Por Luciano Martins Costa, no Observatório da Imprensa:O assassinato de um jovem empresário, ocorrido na noite de terça-feira (30/5) na zona norte da capital paulista, reacende discussões sobre o aumento da criminalidade no estado de São Paulo. A vítima já havia sofrido uma tentativa de assalto quatro meses antes, mas na delegacia as autoridades se negaram a registrar a ocorrência, alegando que o crime não havia sido consumado e que não tinha havido violência física. Ao insistir em ver registrada a queixa, ele chegou a ser ameaçado de detenção por desacato.
O episódio provoca alguns questionamentos sobre a rotina da polícia paulista, num contexto em que aumenta a violência de criminosos e a população se sente desprotegida. O assalto que resultou na morte do empresário, dono de uma academia de ginástica, foi a repetição da tentativa que ele havia sofrido anteriormente, e que não foi registrada pela polícia. Com a diferença de que, desta vez, os criminosos o mataram a sangue-frio, mesmo sem que ele tivesse esboçado uma reação.
A violência indica a possibilidade de que tenham sido os mesmos assaltantes que já o haviam atacado, mas como não houve o registro anterior, reduz-se a possibilidade de identificação dos criminosos.
A cobertura é mais cuidadosa no Estado de S.Paulo que na Folha de S.Paulo, que perde uma oportunidade para dar repercussão a uma pesquisa recente do Datafolha sobre a sensação de insegurança entre os paulistas. O estudo, feito para marcar os 30 anos do instituto, repetiu a primeira consulta de opinião pública feita pelo Datafolha em São Paulo.
Tanto em 1983 quanto em 2013, a pergunta era uma só: de que as pessoas tinham mais medo? Em 1983, o principal temor dos paulistanos era relacionado à segurança econômica: a maioria tinha medo da inflação e do desemprego. Em 2013, os maiores medos das famílias são a criminalidade e a possibilidade de ter um filho envolvido com drogas.

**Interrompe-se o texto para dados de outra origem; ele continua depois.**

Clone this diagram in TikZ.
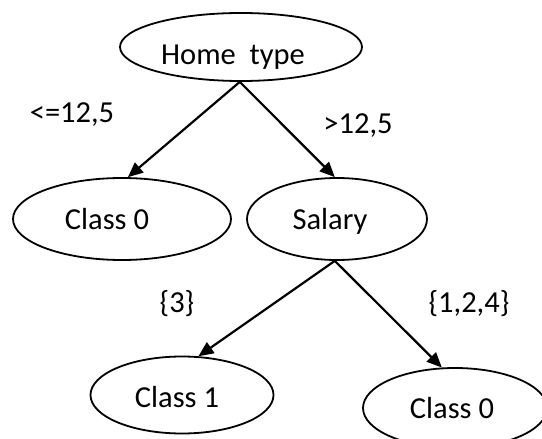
\documentclass[tikz,border=0pt]{standalone}
\usepackage{fontspec}
\setmainfont{Carlito}
\usetikzlibrary{shapes.geometric,arrows.meta}
\begin{document}
\begin{tikzpicture}[x=1pt,y=-1pt,
  oval/.style={draw=black,line width=1.8pt,ellipse,inner sep=0pt},
  txt/.style={inner sep=0pt,anchor=base,font=\fontsize{30.5}{36}\selectfont},
  arr/.style={line width=2.2pt,-{Triangle[length=15pt,width=13pt]}}]
\useasboundingbox (0,0) rectangle (542,439);
\clip (0,0) rectangle (542,439);
% ellipses
\node[oval,minimum width=242pt,minimum height=68pt] (home) at (241,47) {};
\node[oval,minimum width=218pt,minimum height=82pt] (c0) at (122,219) {};
\node[oval,minimum width=180pt,minimum height=82pt] (sal) at (337,219) {};
\node[oval,minimum width=183pt,minimum height=77pt] (c1) at (182,395) {};
\node[oval,minimum width=184pt,minimum height=80pt] (c0r) at (455,408) {};
% texts
\begin{scope}
\clip (120,0) rectangle (363,68);
\node[txt] (thome) at (233,64) {Home\ \ type};
\end{scope}
\node[txt] (tc0) at (107,229) {Class 0};
\node[txt] (tsal) at (330,229) {Salary};
\node[txt] (tc1) at (177,407) {Class 1};
\node[txt] (tc0r) at (452,418) {Class 0};
% edge labels
\node[txt] (l1) at (72,122) {<=12,5};
\node[txt] (l2) at (358,133) {>12,5};
\node[txt] (l3) at (177,312) {\{3\}};
\node[txt] (l4) at (469,312) {\{1,2,4\}};
% connectors
\draw[arr] (home.268) -- (c0.82);
\draw[arr] (home.268) -- (sal.93);
\draw[arr] (sal.267) -- (c1.67);
\draw[arr] (sal.267) -- (c0r.108);
\end{tikzpicture}
\end{document}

Ao tratar com menos interesse o caso do jovem assassinado na zona norte, a Folha omite de seus leitores a oportunidade de relacionar um fato específico ao olhar mais abrangente aberto pela pesquisa. No levantamento de 30 anos atrás, a criminalidade já aparecia como uma das maiores causas de preocupação, mas nesse período aumentou fortemente a proporção dos paulistanos preocupados com a violência, embora as estatísticas demonstrem que, em três décadas, o número de homicídios por 100 mil habitantes tenha se reduzido consideravelmente.
Cidadãos desprotegidos Por que, então, os paulistanos se sentem mais desprotegidos na segunda década do século 21 do que no final do século 20? A resposta não vem da Folha, que levantou a questão, mas do Estado de S.Paulo, ao oferecer mais elementos sobre o crime ocorrido terça-feira na zona norte da capital paulista.
Ao lembrar que todos os fatos criminosos deveriam ser registrados pela polícia, o Estado expõe algumas distorções na estratégia de segurança pública: a primeira se refere às causas do baixo índice de resolução de crimes, apontando uma das raízes da impunidade dos criminosos; a segunda se refere à fragilidade dos dados manipulados pela inteligência policial.
Ora, se os delegados se negam a registrar uma tentativa de assalto porque o crime não se consumou ou porque não houve violência física, o sistema de inteligência da polícia fica sem dados confiáveis para organizar a distribuição do policiamento preventivo. Um mesmo criminoso pode fazer duas ou três tentativas frustradas de assalto numa região e, na ação seguinte, acabar assassinando a vítima, porque nesse intervalo não foi incomodado ou desestimulado pela presença da polícia. Nesse processo, só recebem um esforço adicional de investigação os casos que ganham espaço na mídia.
Essa é a matriz do contexto que aterroriza os paulistanos: segundo o Estado, o número de latrocínios, ou roubos seguidos de morte, aumentou nada menos do que 81,8% no primeiro trimestre deste ano, em comparação com o mesmo período do ano passado. No mesmo período, houve 18% mais homicídios na capital paulista.
Pode-se até fazer uma aposta: os dois assaltantes que mataram o jovem empresário na zona norte de São Paulo serão identificados e presos em menos de uma semana – que é o tempo médio em que os jornais costumam acompanhar os eventos que chamam sua atenção. Ao serem apresentados à imprensa, terão seu histórico de crimes revelado, e certamente haverá em suas folhas corridas outros atos violentos. Se um deles for menor de 18 anos, a discussão vai se radicalizar em torno da maioridade penal, e mais uma vez a imprensa vai se desviar da questão central: a ineficiência da estratégia de segurança pública.